* **The problem**
From the entries below, copy out every line with "this" in it.

## Begin Excerpted data

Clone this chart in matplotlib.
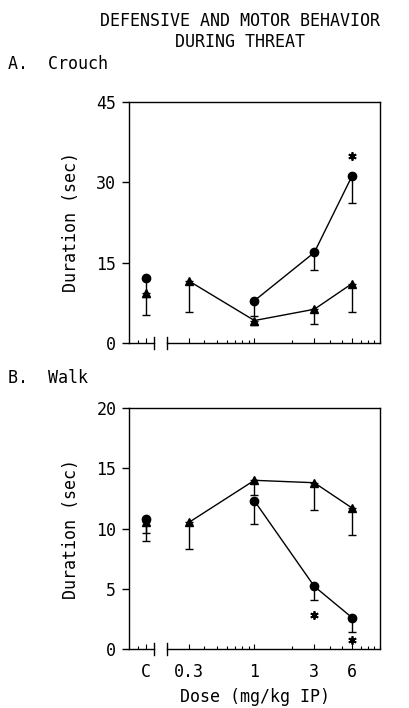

## End Excerpted data
## Begin Excerpted data

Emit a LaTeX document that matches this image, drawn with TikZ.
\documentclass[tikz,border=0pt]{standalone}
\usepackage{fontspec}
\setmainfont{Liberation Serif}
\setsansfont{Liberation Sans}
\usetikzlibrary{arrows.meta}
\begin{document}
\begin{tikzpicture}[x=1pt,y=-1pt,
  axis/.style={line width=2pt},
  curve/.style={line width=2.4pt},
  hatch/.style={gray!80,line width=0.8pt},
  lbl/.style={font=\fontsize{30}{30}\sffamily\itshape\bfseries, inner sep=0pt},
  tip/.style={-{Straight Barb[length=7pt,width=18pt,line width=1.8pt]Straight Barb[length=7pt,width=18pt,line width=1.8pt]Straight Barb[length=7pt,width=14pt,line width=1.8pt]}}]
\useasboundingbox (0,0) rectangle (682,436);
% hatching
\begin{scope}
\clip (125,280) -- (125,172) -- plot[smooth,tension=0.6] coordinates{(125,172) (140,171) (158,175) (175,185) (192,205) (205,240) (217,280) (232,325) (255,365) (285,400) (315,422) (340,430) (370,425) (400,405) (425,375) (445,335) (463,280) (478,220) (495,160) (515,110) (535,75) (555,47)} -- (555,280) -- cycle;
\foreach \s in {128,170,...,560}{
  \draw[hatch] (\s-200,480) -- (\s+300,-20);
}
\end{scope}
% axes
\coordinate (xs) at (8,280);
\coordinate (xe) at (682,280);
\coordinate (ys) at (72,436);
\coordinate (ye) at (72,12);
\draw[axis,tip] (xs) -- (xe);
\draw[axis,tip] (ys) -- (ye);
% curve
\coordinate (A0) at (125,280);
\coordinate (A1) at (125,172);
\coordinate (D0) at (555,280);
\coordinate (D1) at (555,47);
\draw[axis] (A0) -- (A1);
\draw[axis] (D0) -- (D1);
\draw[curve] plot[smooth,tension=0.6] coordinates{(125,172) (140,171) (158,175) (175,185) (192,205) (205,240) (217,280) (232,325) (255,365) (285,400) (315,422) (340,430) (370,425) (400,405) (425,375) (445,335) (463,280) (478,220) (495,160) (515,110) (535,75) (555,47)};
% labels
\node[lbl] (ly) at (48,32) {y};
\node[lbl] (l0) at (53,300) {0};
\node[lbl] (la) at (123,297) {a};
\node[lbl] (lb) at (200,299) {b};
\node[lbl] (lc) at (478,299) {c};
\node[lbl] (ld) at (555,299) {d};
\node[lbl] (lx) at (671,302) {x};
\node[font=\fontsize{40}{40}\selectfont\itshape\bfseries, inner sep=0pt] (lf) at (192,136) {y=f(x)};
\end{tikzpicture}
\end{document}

## End Excerpted data

* **Answer**
Clone this chart in matplotlib.
Emit a LaTeX document that matches this image, drawn with TikZ.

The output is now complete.